## START

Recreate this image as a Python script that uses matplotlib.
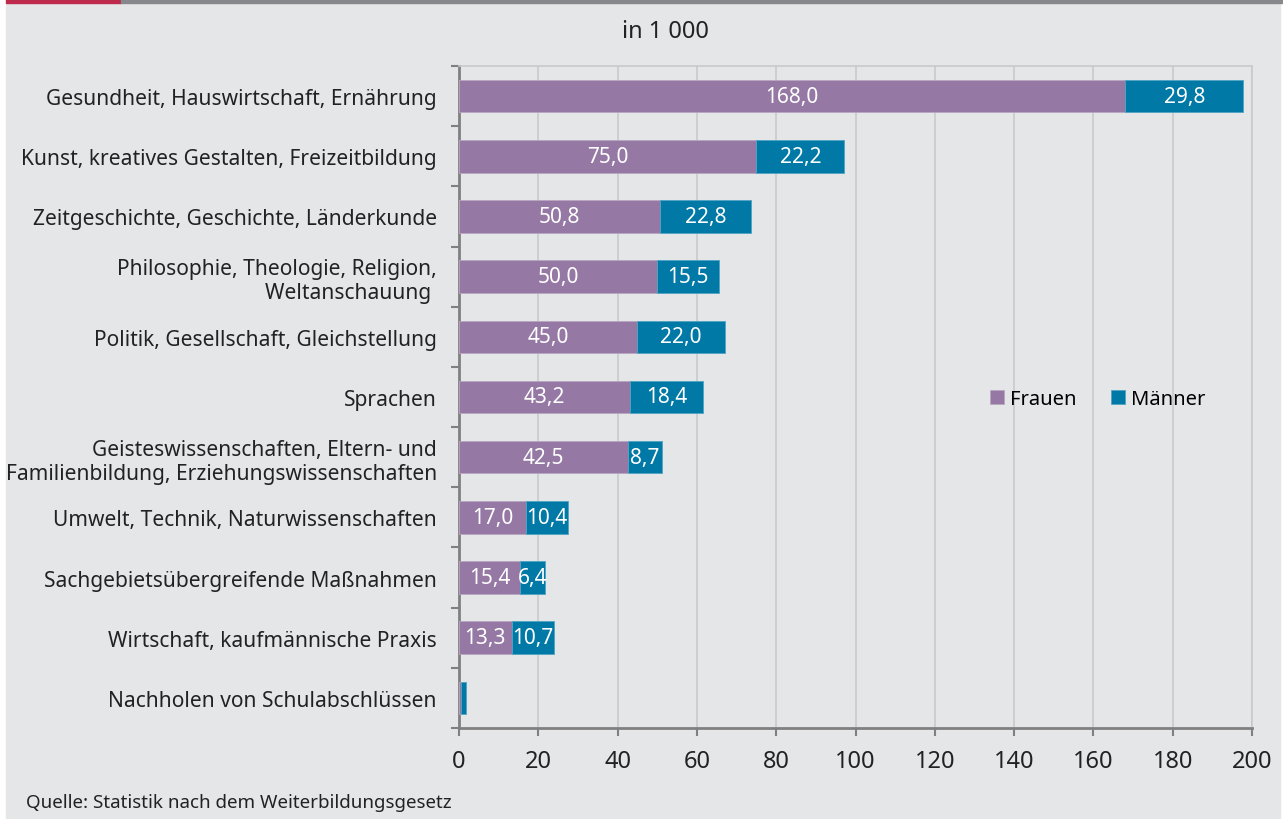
import numpy as np
import matplotlib.pyplot as plt
from matplotlib.patches import Rectangle

plt.rcParams['font.family'] = ['Noto Sans', 'DejaVu Sans']

categories = [
    "Gesundheit, Hauswirtschaft, Ernährung",
    "Kunst, kreatives Gestalten, Freizeitbildung",
    "Zeitgeschichte, Geschichte, Länderkunde",
    "Philosophie, Theologie, Religion,\nWeltanschauung ",
    "Politik, Gesellschaft, Gleichstellung",
    "Sprachen",
    "Geisteswissenschaften, Eltern- und\nFamilienbildung, Erziehungswissenschaften",
    "Umwelt, Technik, Naturwissenschaften",
    "Sachgebietsübergreifende Maßnahmen",
    "Wirtschaft, kaufmännische Praxis",
    "Nachholen von Schulabschlüssen",
]
frauen = [168.0, 75.0, 50.8, 50.0, 45.0, 43.2, 42.5, 17.0, 15.4, 13.3, 0.5]
maenner = [29.8, 22.2, 22.8, 15.5, 22.0, 18.4, 8.7, 10.4, 6.4, 10.7, 1.2]
x_ticks = [0, 20, 40, 60, 80, 100, 120, 140, 160, 180, 200]

bg = "#e5e6e8"
purple = "#9579a4"
blue = "#0079a6"
txt = "#222222"

fig = plt.figure(figsize=(12.83, 8.2), dpi=100, facecolor="white")
# grey panel and coloured stripe on top
fig.patches.append(Rectangle((6 / 1283, 0), 1274 / 1283, 1 - 4 / 820,
                             transform=fig.transFigure, color=bg, zorder=-10))
fig.patches.append(Rectangle((6 / 1283, 1 - 4 / 820), 115 / 1283, 4 / 820,
                             transform=fig.transFigure, color="#be2a4b", zorder=-9))
fig.patches.append(Rectangle((121 / 1283, 1 - 4 / 820), 1162 / 1283, 4 / 820,
                             transform=fig.transFigure, color="#87888c", zorder=-9))

ax = fig.add_axes([459 / 1283, 1 - 729 / 820, (1252 - 459) / 1283, (729 - 67) / 820])
ax.set_facecolor(bg)

y = np.arange(len(categories))
h = 0.54
ax.barh(y, frauen, height=h, color=purple, edgecolor="#b9a6c2", linewidth=0.6,
        label="Frauen", zorder=3)
ax.barh(y, maenner, left=frauen, height=h, color=blue, edgecolor="#4fa3c4",
        linewidth=0.6, label="Männer", zorder=3)

for i in range(len(categories) - 1):
    ax.text(frauen[i] / 2, y[i], f"{frauen[i]:.1f}".replace(".", ","),
            ha="center", va="center", color="white", fontsize=15, zorder=4)
    ax.text(frauen[i] + maenner[i] / 2, y[i], f"{maenner[i]:.1f}".replace(".", ","),
            ha="center", va="center", color="white", fontsize=15, zorder=4)

ax.set_xlim(0, 200)
ax.set_ylim(len(categories) - 0.5, -0.5)
ax.set_xticks(x_ticks)
ax.set_xticklabels([str(t) for t in x_ticks], fontsize=17, color=txt)
ax.grid(axis="x", color="#c9cacc", linewidth=1.2, zorder=0)

# category labels between boundary ticks
ax.set_yticks(np.arange(-0.5, len(categories), 1))
ax.set_yticklabels([])
ax.set_yticks(y, minor=True)
ax.set_yticklabels(categories, minor=True, fontsize=15.1, color=txt,
                   linespacing=1.2)
ax.tick_params(axis="y", which="minor", length=0, pad=16)
ax.tick_params(axis="y", which="major", length=6, width=1.5, color="#808080")
ax.tick_params(axis="x", length=6, width=1.5, color="#808080", pad=9)

for side in ["left", "bottom"]:
    ax.spines[side].set_color("#808080")
    ax.spines[side].set_linewidth(2)
for side in ["top", "right"]:
    ax.spines[side].set_color("#c9cacc")
    ax.spines[side].set_linewidth(1.2)

ax.legend(loc="center", bbox_to_anchor=(0.805, 0.497), ncol=2, frameon=False,
          fontsize=14.5, handlelength=0.7, handleheight=0.7, handletextpad=0.3,
          columnspacing=1.7)

fig.text(665 / 1283, 1 - 32 / 820, "in 1 000", ha="center", va="center",
         fontsize=17, color=txt)
fig.text(26 / 1283, 1 - 803 / 820, "Quelle: Statistik nach dem Weiterbildungsgesetz",
         ha="left", va="center", fontsize=13.5, color=txt)

fig.savefig("out.png", dpi=100, facecolor="white")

## END

# The request
Lines that hold the word "matplotlib" are the ones to return, every one of them.

# Finished task
Recreate this image as a Python script that uses matplotlib.
import matplotlib.pyplot as plt
from matplotlib.patches import Rectangle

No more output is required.